Human-Inspired Robot Control for Proactive Physical Human-Robot Interaction

Human-human collaboration is characterized by a back-and-forth, where the action of one agent elicits the response of the other. Interaction is inherently multi-modal and includes both high-level modalities such as language and low-level ones such as force exchanges. For a robot to be functional in a human environment, it is essential that the behavior of the robot feels comfortable to the human. That is, robots must perceive clues from all modalities, generate legible action, take initiative, and follow human initiative when necessary. This thesis explores how the robot can be controlled to act proactively in physical human-robot interaction tasks. Our study focused on a specific aspect of physical interaction: negotiation on the direction in collaborative object relocation. We carried out two experiments to observe how participants use the haptic sense alone to agree on which way to move. Both qualitative and quantitative analyses revealed consistent patterns in the haptic and kinematic signals that indicate intent. These patterns were used to develop a framework that can predict human intent in real time. Building on strategies derived from human interaction, we propose a high-level robot controller.
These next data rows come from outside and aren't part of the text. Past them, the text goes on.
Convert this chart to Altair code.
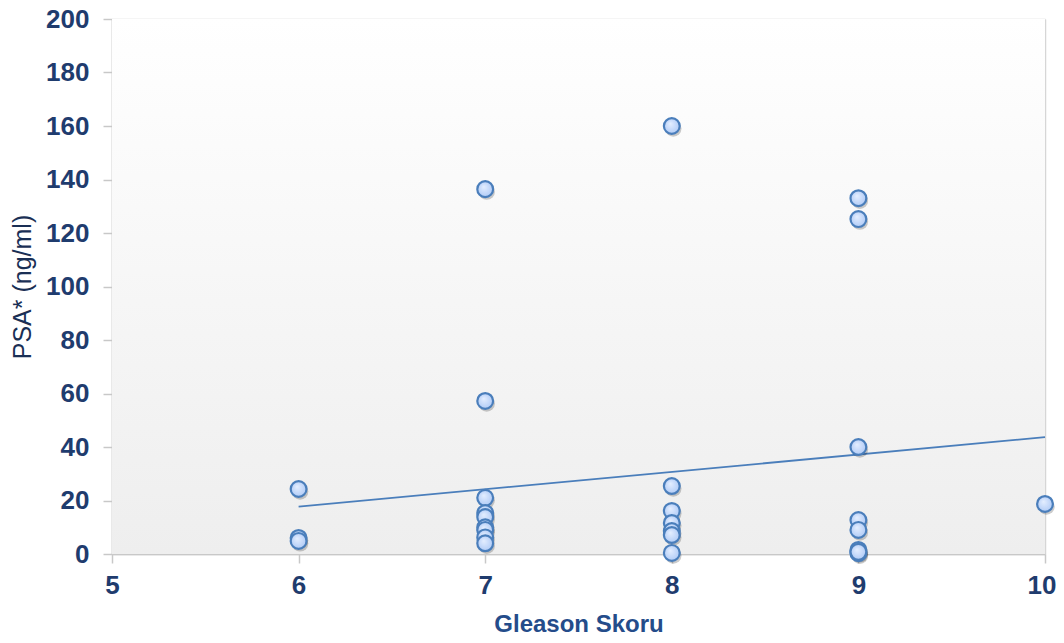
import altair as alt
import pandas as pd

# Data
gleason = [6, 6, 6,
           7, 7, 7, 7, 7, 7, 7, 7, 7,
           8, 8, 8, 8, 8, 8, 8,
           9, 9, 9, 9, 9, 9, 9, 9,
           10]
psa = [24.3, 6.0, 4.9,
       136.4, 57.2, 21.0, 15.3, 13.8, 10.0, 9.0, 6.2, 4.0,
       160.0, 25.4, 16.1, 11.6, 8.6, 7.1, 0.4,
       133.0, 125.2, 40.0, 12.7, 9.0, 1.5, 0.3, 0.8,
       18.7]
trend_x = [6, 10]
trend_y = [17.7, 43.7]

x_ticks = [5, 6, 7, 8, 9, 10]
y_ticks = list(range(0, 201, 20))

pts = pd.DataFrame({"g": gleason, "psa": psa})
trend = pd.DataFrame({"g": trend_x, "psa": trend_y})

W, H = 933, 535
LABEL = "#1f3c6e"

xs = alt.Scale(domain=[5, 10], nice=False, zero=False)
ys = alt.Scale(domain=[0, 200], nice=False)

bg = alt.Chart(pd.DataFrame({"a": [0]})).mark_rect(
    color=alt.Gradient(
        gradient="linear", x1=0, y1=0, x2=0, y2=1,
        stops=[alt.GradientStop(color="#ffffff", offset=0),
               alt.GradientStop(color="#eeeeee", offset=1)]
    )
).encode(x=alt.value(0), x2=alt.value(W), y=alt.value(0), y2=alt.value(H))

xaxis = alt.Axis(values=x_ticks, title="Gleason Skoru", grid=True, format="d",
                 labelFlush=False,
                 labelAlign={"condition": {"test": "datum.value == 10", "value": "right"},
                             "value": "center"},
                 labelOffset={"condition": {"test": "datum.value == 10", "value": 11},
                              "value": 0},
                 gridColor="#d6d6d6", gridWidth=1.5,
                 domainColor="#c8c8c8", domainWidth=1.5,
                 tickColor="#c8c8c8", tickSize=9, tickWidth=1.5,
                 labelFont="Liberation Sans", labelFontSize=26, labelFontWeight="bold",
                 labelColor=LABEL, labelPadding=9,
                 titleFont="Liberation Sans", titleFontSize=24, titleFontWeight="bold",
                 titleColor="#244c8a", titlePadding=14)
yaxis = alt.Axis(values=y_ticks, title="PSA* (ng/ml)", grid=True, format="d",
                 labelFlush=False,
                 gridColor="#d6d6d6", gridWidth=1.5,
                 domainColor="#c8c8c8", domainWidth=1.5,
                 tickColor="#c8c8c8", tickSize=9, tickWidth=1.5,
                 labelFont="Liberation Sans", labelFontSize=26, labelFontWeight="bold",
                 labelColor=LABEL, labelPadding=14,
                 titleFont="Liberation Sans", titleFontSize=25, titleFontWeight="normal",
                 titleColor="#1a2f55", titlePadding=10)

axes = alt.Chart(pts).mark_point(opacity=0).encode(
    x=alt.X("g:Q", scale=xs, axis=xaxis),
    y=alt.Y("psa:Q", scale=ys, axis=yaxis),
)

line = alt.Chart(trend).mark_line(color="#4a7ebb", strokeWidth=1.8).encode(
    x=alt.X("g:Q", scale=xs), y=alt.Y("psa:Q", scale=ys))

shadow = alt.Chart(pts).mark_circle(size=270, color="#000000", opacity=0.2,
                                    xOffset=1.5, yOffset=2.5).encode(
    x=alt.X("g:Q", scale=xs), y=alt.Y("psa:Q", scale=ys))

points = alt.Chart(pts).mark_point(
    filled=True, size=250, shape="circle",
    fill=alt.Gradient(gradient="radial", x1=0.4, y1=0.35, r1=0, x2=0.5, y2=0.5, r2=0.6,
                      stops=[alt.GradientStop(color="#e4eeff", offset=0),
                             alt.GradientStop(color="#a9c6f5", offset=1)]),
    stroke="#4a7ebb", strokeWidth=2.2, opacity=1, fillOpacity=1
).encode(x=alt.X("g:Q", scale=xs), y=alt.Y("psa:Q", scale=ys))

chart = alt.layer(bg, axes, line, shadow, points).properties(
    width=W, height=H,
    autosize=alt.AutoSizeParams(type="none"),
    padding={"left": 104, "top": 11, "right": 11, "bottom": 85},
).configure_view(stroke=None)

chart.save("out.html", embed_options={"renderer": "svg", "actions": False})
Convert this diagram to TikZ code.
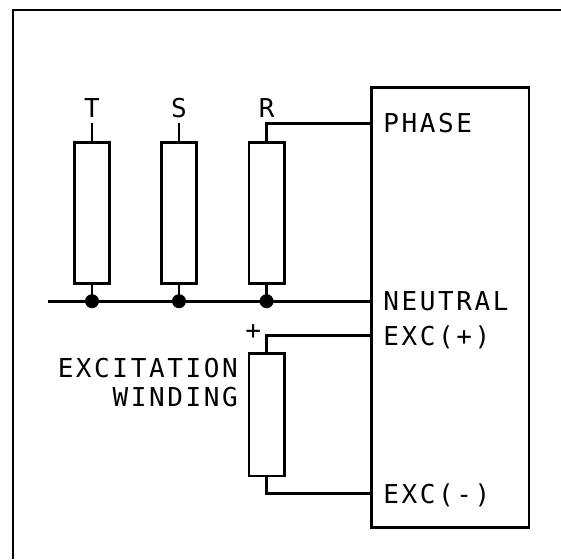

The controller utilizes the human intent recognizer and sends robot actuation commands depending on the state of interaction. It functions at a symbolic level, demonstrating the feasibility of using the proposed intent recognizer in real-time control. The human-robot study reveals that the robot accurately identifies and reacts to human actions, clearly conveys its intentions, and resolves conflicts. We claim that this controller can incorporate verbal and gestural communication. We believe that this work will be a stepping stone toward achieving a domestic robot capable of physically collaborating across a wide range of modalities.